Hamas has indicated it is currently unable to identify and track down 40 Israeli hostages needed for the first phase of a ceasefire deal, according to an Israeli official and a source familiar with the discussions, raising fears that more hostages may be dead than are publicly known.
The temporal qualifier is inherent in the grammar of the statement. Perhaps you didn’t notice it?
In English, the present perfect continuous has/hasn’t been taking implies a frequent and repeated action since a fixed time in the past - in this case, presumably, the start of the current conflict until now.
Since Hamas only took civilian hostages on one occasion, i.e. October 7th, and not again since, it is not true to say that Hamas “has been taking hostages”. They took hostages. Once.

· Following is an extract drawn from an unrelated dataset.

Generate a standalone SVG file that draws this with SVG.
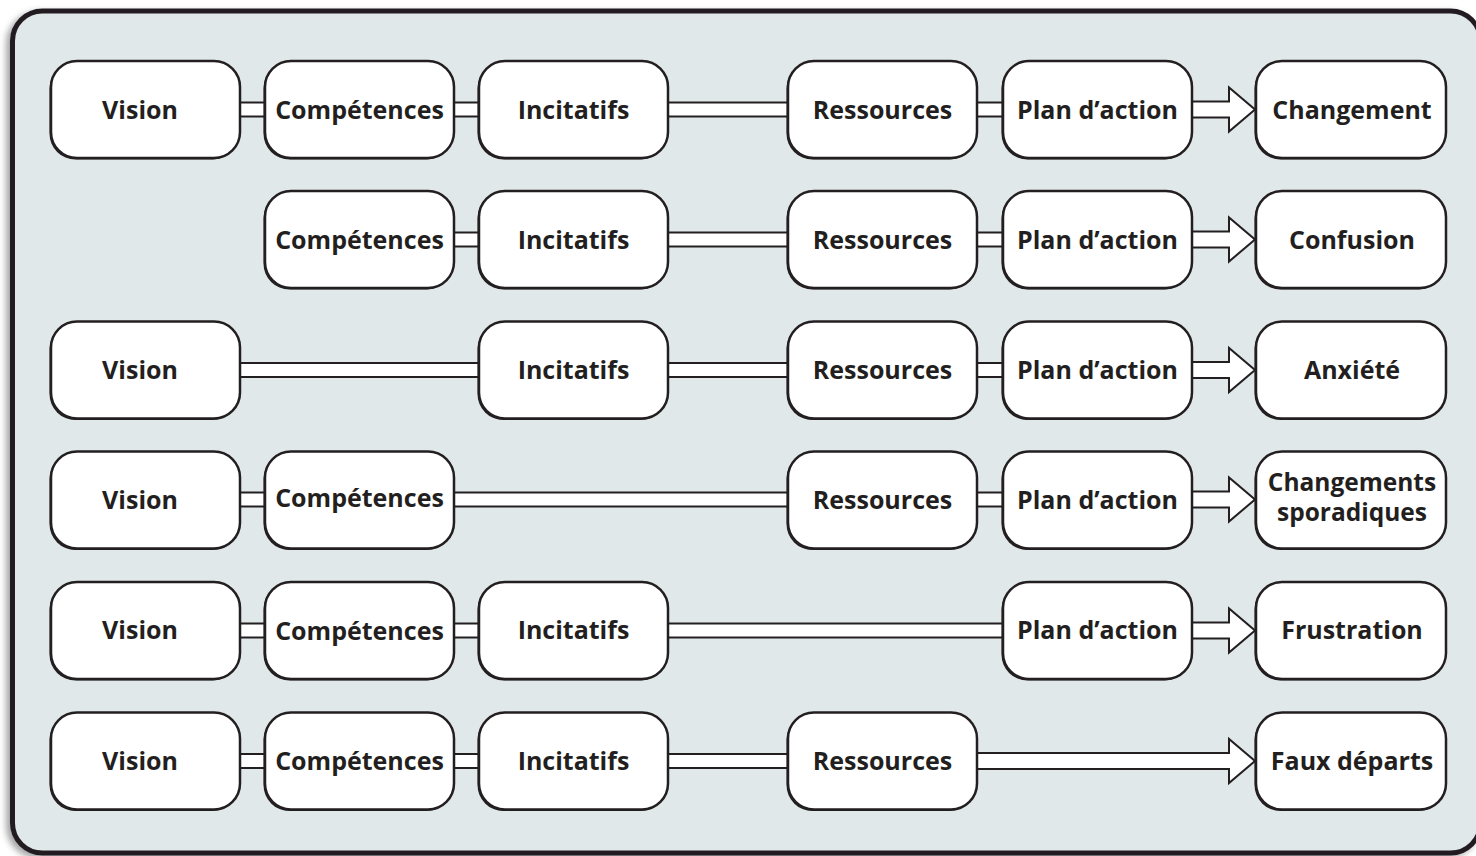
<svg xmlns="http://www.w3.org/2000/svg" xmlns:xlink="http://www.w3.org/1999/xlink" width="1476" height="856" viewBox="0 0 1476 856">
<style>
.panel{fill:#e1e8ea;stroke:#231f20;stroke-width:5}
.bx{fill:#ffffff;stroke:#231f20;stroke-width:2.5}
.sh{fill:#231f20}
.cn{fill:#ffffff;stroke:#231f20;stroke-width:2}
.ar{fill:#ffffff;stroke:#231f20;stroke-width:2;stroke-linejoin:miter}
text{font-family:"Open Sans","Noto Sans","DejaVu Sans",sans-serif;font-weight:700;font-size:25px;fill:#231f20;text-anchor:middle}
text.two{font-size:24.5px}
</style>
<defs>
<filter id="psh" x="-5%" y="-5%" width="110%" height="110%">
<feDropShadow dx="-4" dy="3" stdDeviation="3" flood-color="#000" flood-opacity="0.35"/>
</filter>
</defs>
<rect width="1476" height="856" fill="#ffffff"/>
<rect class="panel" x="12.5" y="11" width="1468" height="842" rx="30" filter="url(#psh)"/>

<g id="connectors">
<!-- row 1, c=109.5 -->
<rect class="cn" x="238" y="102.5" width="29" height="14"/>
<rect class="cn" x="451" y="102.5" width="30" height="14"/>
<rect class="cn" x="666" y="102.5" width="124" height="14"/>
<rect class="cn" x="975" y="102.5" width="30" height="14"/>
<polygon class="ar" points="1189,101.5 1229,101.5 1229,87.5 1255,109.5 1229,131.5 1229,117.5 1189,117.5"/>
<!-- row 2, c=239.5 -->
<rect class="cn" x="451" y="232.5" width="30" height="14"/>
<rect class="cn" x="666" y="232.5" width="124" height="14"/>
<rect class="cn" x="975" y="232.5" width="30" height="14"/>
<polygon class="ar" points="1189,231.5 1229,231.5 1229,217.5 1255,239.5 1229,261.5 1229,247.5 1189,247.5"/>
<!-- row 3, c=370 -->
<rect class="cn" x="238" y="363" width="243" height="14"/>
<rect class="cn" x="666" y="363" width="124" height="14"/>
<rect class="cn" x="975" y="363" width="30" height="14"/>
<polygon class="ar" points="1189,362 1229,362 1229,348 1255,370 1229,392 1229,378 1189,378"/>
<!-- row 4, c=500 -->
<rect class="cn" x="238" y="492.5" width="29" height="14"/>
<rect class="cn" x="451" y="492.5" width="339" height="14"/>
<rect class="cn" x="975" y="492.5" width="30" height="14"/>
<polygon class="ar" points="1189,491.5 1229,491.5 1229,477.5 1255,499.5 1229,521.5 1229,507.5 1189,507.5"/>
<!-- row 5, c=630.5 -->
<rect class="cn" x="238" y="623.5" width="29" height="14"/>
<rect class="cn" x="451" y="623.5" width="30" height="14"/>
<rect class="cn" x="666" y="623.5" width="339" height="14"/>
<polygon class="ar" points="1189,622.5 1229,622.5 1229,608.5 1255,630.5 1229,652.5 1229,638.5 1189,638.5"/>
<!-- row 6, c=761 -->
<rect class="cn" x="238" y="754" width="29" height="14"/>
<rect class="cn" x="451" y="754" width="30" height="14"/>
<rect class="cn" x="666" y="754" width="124" height="14"/>
<polygon class="ar" points="975,753 1229,753 1229,739 1255,761 1229,783 1229,769 975,769"/>
</g>

<!-- Row 1 -->
<g id="r1-vision"><rect class="sh" x="49.5" y="62.5" width="189" height="97" rx="26"/><rect class="bx" x="51" y="61" width="189" height="97" rx="26"/><text x="140" y="118.5">Vision</text></g>
<g id="r1-competences"><rect class="sh" x="263.5" y="62.5" width="189" height="97" rx="26"/><rect class="bx" x="265" y="61" width="189" height="97" rx="26"/><text x="359.5" y="118.5">Compétences</text></g>
<g id="r1-incitatifs"><rect class="sh" x="477.5" y="62.5" width="189" height="97" rx="26"/><rect class="bx" x="479" y="61" width="189" height="97" rx="26"/><text x="573.5" y="118.5">Incitatifs</text></g>
<g id="r1-ressources"><rect class="sh" x="786.5" y="62.5" width="189" height="97" rx="26"/><rect class="bx" x="788" y="61" width="189" height="97" rx="26"/><text x="882.5" y="118.5">Ressources</text></g>
<g id="r1-plan"><rect class="sh" x="1001.5" y="62.5" width="189" height="97" rx="26"/><rect class="bx" x="1003" y="61" width="189" height="97" rx="26"/><text x="1097.5" y="118.5">Plan d’action</text></g>
<g id="r1-changement"><rect class="sh" x="1254.5" y="62.5" width="190" height="97" rx="26"/><rect class="bx" x="1256" y="61" width="190" height="97" rx="26"/><text x="1352" y="118.5">Changement</text></g>

<!-- Row 2 -->
<g id="r2-competences"><rect class="sh" x="263.5" y="192.5" width="189" height="97" rx="26"/><rect class="bx" x="265" y="191" width="189" height="97" rx="26"/><text x="359.5" y="248.5">Compétences</text></g>
<g id="r2-incitatifs"><rect class="sh" x="477.5" y="192.5" width="189" height="97" rx="26"/><rect class="bx" x="479" y="191" width="189" height="97" rx="26"/><text x="573.5" y="248.5">Incitatifs</text></g>
<g id="r2-ressources"><rect class="sh" x="786.5" y="192.5" width="189" height="97" rx="26"/><rect class="bx" x="788" y="191" width="189" height="97" rx="26"/><text x="882.5" y="248.5">Ressources</text></g>
<g id="r2-plan"><rect class="sh" x="1001.5" y="192.5" width="189" height="97" rx="26"/><rect class="bx" x="1003" y="191" width="189" height="97" rx="26"/><text x="1097.5" y="248.5">Plan d’action</text></g>
<g id="r2-confusion"><rect class="sh" x="1254.5" y="192.5" width="190" height="97" rx="26"/><rect class="bx" x="1256" y="191" width="190" height="97" rx="26"/><text x="1352" y="248.5">Confusion</text></g>

<!-- Row 3 -->
<g id="r3-vision"><rect class="sh" x="49.5" y="323" width="189" height="97" rx="26"/><rect class="bx" x="51" y="321.5" width="189" height="97" rx="26"/><text x="140" y="379">Vision</text></g>
<g id="r3-incitatifs"><rect class="sh" x="477.5" y="323" width="189" height="97" rx="26"/><rect class="bx" x="479" y="321.5" width="189" height="97" rx="26"/><text x="573.5" y="379">Incitatifs</text></g>
<g id="r3-ressources"><rect class="sh" x="786.5" y="323" width="189" height="97" rx="26"/><rect class="bx" x="788" y="321.5" width="189" height="97" rx="26"/><text x="882.5" y="379">Ressources</text></g>
<g id="r3-plan"><rect class="sh" x="1001.5" y="323" width="189" height="97" rx="26"/><rect class="bx" x="1003" y="321.5" width="189" height="97" rx="26"/><text x="1097.5" y="379">Plan d’action</text></g>
<g id="r3-anxiete"><rect class="sh" x="1254.5" y="323" width="190" height="97" rx="26"/><rect class="bx" x="1256" y="321.5" width="190" height="97" rx="26"/><text x="1352" y="379">Anxiété</text></g>

<!-- Row 4 -->
<g id="r4-vision"><rect class="sh" x="49.5" y="453" width="189" height="97" rx="26"/><rect class="bx" x="51" y="451.5" width="189" height="97" rx="26"/><text x="140" y="508.5">Vision</text></g>
<g id="r4-competences"><rect class="sh" x="263.5" y="453" width="189" height="97" rx="26"/><rect class="bx" x="265" y="451.5" width="189" height="97" rx="26"/><text x="359.5" y="507">Compétences</text></g>
<g id="r4-ressources"><rect class="sh" x="786.5" y="453" width="189" height="97" rx="26"/><rect class="bx" x="788" y="451.5" width="189" height="97" rx="26"/><text x="882.5" y="508.5">Ressources</text></g>
<g id="r4-plan"><rect class="sh" x="1001.5" y="453" width="189" height="97" rx="26"/><rect class="bx" x="1003" y="451.5" width="189" height="97" rx="26"/><text x="1097.5" y="508.5">Plan d’action</text></g>
<g id="r4-sporadiques"><rect class="sh" x="1254.5" y="453" width="190" height="97" rx="26"/><rect class="bx" x="1256" y="451.5" width="190" height="97" rx="26"/><text class="two" x="1352" y="490.5">Changements</text><text class="two" x="1352" y="520.5">sporadiques</text></g>

<!-- Row 5 -->
<g id="r5-vision"><rect class="sh" x="49.5" y="583.5" width="189" height="97" rx="26"/><rect class="bx" x="51" y="582" width="189" height="97" rx="26"/><text x="140" y="639">Vision</text></g>
<g id="r5-competences"><rect class="sh" x="263.5" y="583.5" width="189" height="97" rx="26"/><rect class="bx" x="265" y="582" width="189" height="97" rx="26"/><text x="359.5" y="640">Compétences</text></g>
<g id="r5-incitatifs"><rect class="sh" x="477.5" y="583.5" width="189" height="97" rx="26"/><rect class="bx" x="479" y="582" width="189" height="97" rx="26"/><text x="573.5" y="639">Incitatifs</text></g>
<g id="r5-plan"><rect class="sh" x="1001.5" y="583.5" width="189" height="97" rx="26"/><rect class="bx" x="1003" y="582" width="189" height="97" rx="26"/><text x="1097.5" y="639">Plan d’action</text></g>
<g id="r5-frustration"><rect class="sh" x="1254.5" y="583.5" width="190" height="97" rx="26"/><rect class="bx" x="1256" y="582" width="190" height="97" rx="26"/><text x="1352" y="639">Frustration</text></g>

<!-- Row 6 -->
<g id="r6-vision"><rect class="sh" x="49.5" y="714" width="189" height="97" rx="26"/><rect class="bx" x="51" y="712.5" width="189" height="97" rx="26"/><text x="140" y="770">Vision</text></g>
<g id="r6-competences"><rect class="sh" x="263.5" y="714" width="189" height="97" rx="26"/><rect class="bx" x="265" y="712.5" width="189" height="97" rx="26"/><text x="359.5" y="770">Compétences</text></g>
<g id="r6-incitatifs"><rect class="sh" x="477.5" y="714" width="189" height="97" rx="26"/><rect class="bx" x="479" y="712.5" width="189" height="97" rx="26"/><text x="573.5" y="770">Incitatifs</text></g>
<g id="r6-ressources"><rect class="sh" x="786.5" y="714" width="189" height="97" rx="26"/><rect class="bx" x="788" y="712.5" width="189" height="97" rx="26"/><text x="882.5" y="770">Ressources</text></g>
<g id="r6-faux"><rect class="sh" x="1254.5" y="714" width="190" height="97" rx="26"/><rect class="bx" x="1256" y="712.5" width="190" height="97" rx="26"/><text x="1352" y="770">Faux départs</text></g>
</svg>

Israel, on the other hand, have been taking Palestinian civilians captive, repeatedly, since October 7th. That’s the difference.
You’re inferring the start point for the perfect continuous and assigning Oct 7; I’m assigning the start point to be the overall conflict in a broader context. I’m being charitable. I might be wrong, but I can’t read OPs mind so I’m being charitable.
In that case, they would have used the present simple, “Hamas don’t take hostages”, but they didn’t.
I think you simply misunderstood the original statement.
I could be wrong. I’m happy to take the L. Not a hill I want to die on.